French trade unions strike against new labour reformsEmployment and Social Affairs 1 June 2016 , by Newsletter European
French trade unions’ strike continues and is getting more and more intense. Among protesters are workers from the public transportation, airline companies and refineries. France is almost paralyzed. Will the European football championships be at risk?
French protest against labour reform continues, and the trade unions up the ante, as this could be a decisive week. Unions are confident they will manage to force the Government to relent. Negotiations with officials were not successful at first, since the Government rejected any bigger influence into new reform package creation.
The reforms introduced by the French Government would lower existing high barriers to laying off staff, allow some employees to work more than the current working week, which is capped at 35 hours and give firms greater powers to cut working hours and reduce pay.
Read “French Vox Populi: A Fight For Working Conditions” for more information on France’s labour reform.
As an answer, the main groups of syndicates within the national labour market have mutually agreed to start a common protest all across France against the new, reformed packages of labour legislation.
On the eve of the kickoff of the European Football Championship, the risk for France of being blocked by protests is becoming more and more real.
France is almost paralyzed: public transportation, airline companies and refineries
From tonight onwards, train drivers of Sncf, the French railways company, announce they will begin a strike that will continue to the bitter end.
Meanwhile, also Paris public transports may be affected in the coming days by another indefinite strike by workers of Ratp, the municipal utility company that manages the City of Light’s bus and Metro services.
The situation is tense even at French airports, since all civil aviation unions called for a strike from Friday to Sunday. Yet, the official confirmation, which is likely to arrive after a last meeting between unions, has yet to come.
Also refineries are blocked all over France, which were forced recently to have recourse to its strategic stocks.
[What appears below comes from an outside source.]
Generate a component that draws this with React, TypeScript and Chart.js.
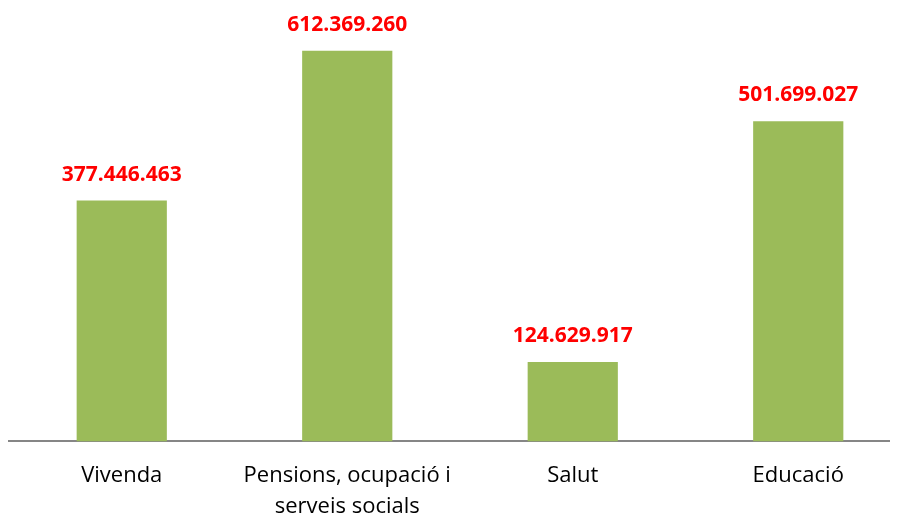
import React, { useEffect, useRef } from "react";
import { Chart, registerables } from "chart.js";

Chart.register(...registerables);

const categories: (string | string[])[] = [
  "Vivenda",
  ["Pensions, ocupació i", "serveis socials"],
  "Salut",
  "Educació",
];
const values: number[] = [377446463, 612369260, 124629917, 501699027];

const fmt = (v: number) => v.toString().replace(/\B(?=(\d{3})+(?!\d))/g, ".");

const labelPlugin = {
  id: "valueLabels",
  afterDatasetsDraw(chart: any) {
    const ctx = chart.ctx;
    const meta = chart.getDatasetMeta(0);
    ctx.save();
    ctx.font = "bold 21px 'Open Sans'";
    ctx.fillStyle = "#FF0000";
    ctx.textAlign = "center";
    ctx.textBaseline = "middle";
    meta.data.forEach((bar: any, i: number) => {
      ctx.fillText(fmt(values[i]), bar.x, bar.y - 26);
    });
    ctx.restore();
  },
};

export default function App() {
  const ref = useRef<HTMLCanvasElement>(null);
  useEffect(() => {
    if (!ref.current) return;
    const chart = new Chart(ref.current, {
      type: "bar",
      data: {
        labels: categories,
        datasets: [
          {
            data: values,
            backgroundColor: "#9BBB59",
            categoryPercentage: 1,
            barPercentage: 0.4,
          },
        ],
      },
      options: {
        animation: false,
        responsive: false,
        maintainAspectRatio: false,
        layout: { padding: { top: 20, left: 1, right: 0, bottom: -24 } },
        plugins: { legend: { display: false }, tooltip: { enabled: false } },
        scales: {
          x: {
            grid: { display: false, drawTicks: false },
            border: { display: true, color: "#868686", width: 2 },
            ticks: {
              color: "#000000",
              font: { family: "'Open Sans'", size: 22, lineHeight: 1.4 },
              padding: 19,
              maxRotation: 0,
              autoSkip: false,
            },
          },
          y: {
            display: false,
            min: 0,
            max: 648000000,
          },
        },
      },
      plugins: [labelPlugin],
    });
    return () => chart.destroy();
  }, []);
  return (
    <div style={{ width: 890, height: 509, overflow: "hidden" }}>
      <canvas ref={ref} width={903} height={509} style={{ width: 903, height: 509, display: "block" }} />
    </div>
  );
}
The French Government has even decided to send the police to reopen fuel plants.
Nevertheless, despite the determination shown by protesters and the inconvenience caused by the ongoing protests, President François Hollande has recently reiterated that the law proposal will not be withdrawn.
The upcoming European Football Championships may change the situation
But if the protests continue, so to jeopardise the normal conduct of EURO 2016, the government may be having second thoughts.
Indeed, the upcoming European Football Championships, which will begin on 10 June, is a real cause of concern for the French Government, who intends to avoid the risk of a paralysis in those days. Therefore, trade unions are likely to get some gains by taking advantage of this situation.
On Sunday, Prime Minister Manuel Valls reportedly conversed over the phone with Cgt leader, Philipphe Martinez. Although the content of the conversation have not been disclosed, this could be a sign of good will by the French Executive.